Volume 457: debated on Thursday 8 March 2007

To ask the Secretary of State for International Development what discussions he has had with his counterparts in the US about the impact of a new definition of orphans and vulnerable children on eligibility for support from the President's Emergency Plan for Aids Relief from March; and if he will make a statement. (124894)

We have regular discussions, at both ministerial and official level, with colleagues in the US Office of the Global AIDS Co-ordinator, who are responsible for the operation of the President's Emergency Plan for AIDS Relief (PEPFAR). We understand they have no plans to adopt a new definition of orphans and vulnerable children.

We believe the most widely adopted international definitions are those agreed by the members of the Joint United Nations Programme for HIV/AIDS (UNAIDS) Monitoring and Evaluation Reference Group. They define an orphan as a child below the age of 18 who has lost one or both parents. They further define a child made vulnerable by HIV/AIDS as below the age of 18 and:

Having lost one or both parents, or

Having a chronically ill parent (regardless of whether the parent lives in the same household as the child), or

Living in a household where in the past 12 months, at least one adult died and was sick for three of the 12 months before he/she died, or

Living in a household where at least one adult was seriously ill for at least three months in the past 12 months, or

Living outside of family care (i.e. living in an institution or on the streets).

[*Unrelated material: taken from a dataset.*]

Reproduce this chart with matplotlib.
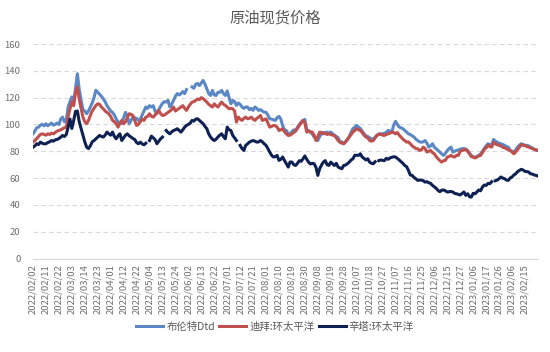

DFID supports the UNICEF view, agreed at the 2004 and 2006 Global Partners Forums, that national and international partners should advance action for “children affected by AIDS” rather than “orphans and vulnerable children” to reflect the range of ways that HIV and AIDS can make children vulnerable, including children: living in households that have taken in orphans; living with HIV themselves; who have lost access to school; or whose parents are struggling with a terminal illness.